• [MATERIAL PROVIDED]:

— BEGIN —

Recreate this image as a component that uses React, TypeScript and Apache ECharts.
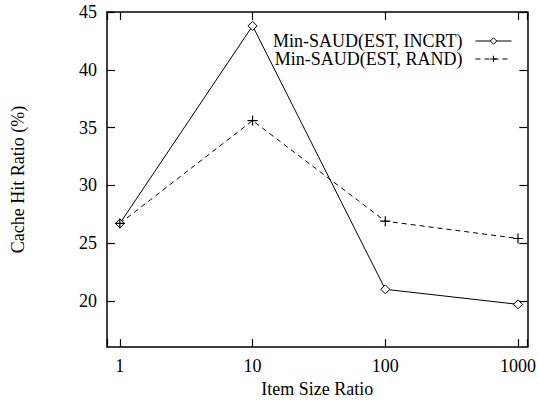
import React, { useEffect, useRef } from "react";
import * as echarts from "echarts";

const itemSizeRatios = [1, 10, 100, 1000];
const incrtValues = [26.7, 43.8, 21.0, 19.7];
const randValues = [26.7, 35.6, 26.9, 25.4];
const yTickValues = [20, 25, 30, 35, 40, 45];
const seriesNames = ["Min-SAUD(EST, INCRT)", "Min-SAUD(EST, RAND)"];
const xAxisTitle = "Item Size Ratio";
const yAxisTitle = "Cache Hit Ratio (%)";

const FONT = "'Liberation Serif', 'DejaVu Serif', serif";

export default function App() {
  const ref = useRef<HTMLDivElement>(null);
  useEffect(() => {
    if (!ref.current) return;
    const chart = echarts.init(ref.current, undefined, { renderer: "svg" });
    const isPow10 = (v: number) => {
      const l = Math.log10(v);
      return Math.abs(l - Math.round(l)) < 1e-6;
    };
    const axisLine = { show: true, lineStyle: { color: "#000", width: 1.5 } };
    const xCommon = {
      type: "log" as const,
      logBase: 10,
      min: 0.8,
      max: 1175,
      axisLine,
      axisTick: { show: true, inside: true, length: 8, lineStyle: { color: "#000", width: 1.2 } },
      splitLine: { show: false },
      minorTick: { show: false },
    };
    const yCommon = {
      type: "value" as const,
      min: 16,
      max: 45,
      axisLine,
      axisTick: { show: true, inside: true, length: 8, customValues: yTickValues, lineStyle: { color: "#000", width: 1.2 } },
      splitLine: { show: false },
    };
    chart.setOption({
      animation: false,
      backgroundColor: "#fff",
      textStyle: { fontFamily: FONT },
      grid: { left: 107, right: 9, top: 12, bottom: 52, containLabel: false },
      legend: {
        orient: "vertical",
        right: 27,
        top: 32,
        align: "right",
        itemWidth: 36,
        itemHeight: 8,
        itemGap: 0,
        padding: 0,
        lineStyle: { width: 1 },
        itemStyle: { borderWidth: 1 },
        textStyle: { fontFamily: FONT, fontSize: 18, lineHeight: 17, color: "#000", padding: [0, 8, 0, 0] },
        data: seriesNames,
      },
      xAxis: [
        {
          ...xCommon,
          position: "bottom",
          name: xAxisTitle,
          nameLocation: "middle",
          nameGap: 29,
          nameTextStyle: { fontFamily: FONT, fontSize: 18, color: "#000" },
          axisLabel: {
            fontFamily: FONT,
            fontSize: 18,
            color: "#000",
            margin: 10,
            formatter: (v: number) => (isPow10(v) ? String(Math.round(v)) : ""),
          },
        },
        { ...xCommon, position: "top", axisLabel: { show: false } },
      ],
      yAxis: [
        {
          ...yCommon,
          position: "left",
          name: yAxisTitle,
          nameLocation: "middle",
          nameGap: 80,
          nameRotate: 90,
          nameTextStyle: { fontFamily: FONT, fontSize: 18, color: "#000" },
          axisLabel: { fontFamily: FONT, fontSize: 18, color: "#000", margin: 10, customValues: yTickValues },
        },
        { ...yCommon, position: "right", axisLabel: { show: false } },
      ],
      series: [
        {
          name: seriesNames[0],
          type: "line",
          data: itemSizeRatios.map((x, i) => [x, incrtValues[i]]),
          symbol: "diamond",
          symbolSize: 9,
          showAllSymbol: true,
          lineStyle: { color: "#000", width: 1, type: "solid" },
          itemStyle: { color: "#fff", borderColor: "#000", borderWidth: 1 },
        },
        {
          name: seriesNames[1],
          type: "line",
          data: itemSizeRatios.map((x, i) => [x, randValues[i]]),
          symbol: "path://M5,0 L5,10 M0,5 L10,5",
          symbolSize: 10,
          showAllSymbol: true,
          lineStyle: { color: "#000", width: 1, type: [5, 4] },
          itemStyle: { color: "none", borderColor: "#000", borderWidth: 1.2 },
        },
      ],
    });
    return () => chart.dispose();
  }, []);
  return (
    <div
      ref={ref}
      style={{ position: "fixed", left: 0, top: 0, width: 539, height: 403, background: "#fff" }}
    />
  );
}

— END —

• [GIVEN PROBLEM]: Copy out every line of the listing that contains the string "React".

• [RESULT OF THIS EXERCISE]:
Recreate this image as a component that uses React, TypeScript and Apache ECharts.
import React, { useEffect, useRef } from "react";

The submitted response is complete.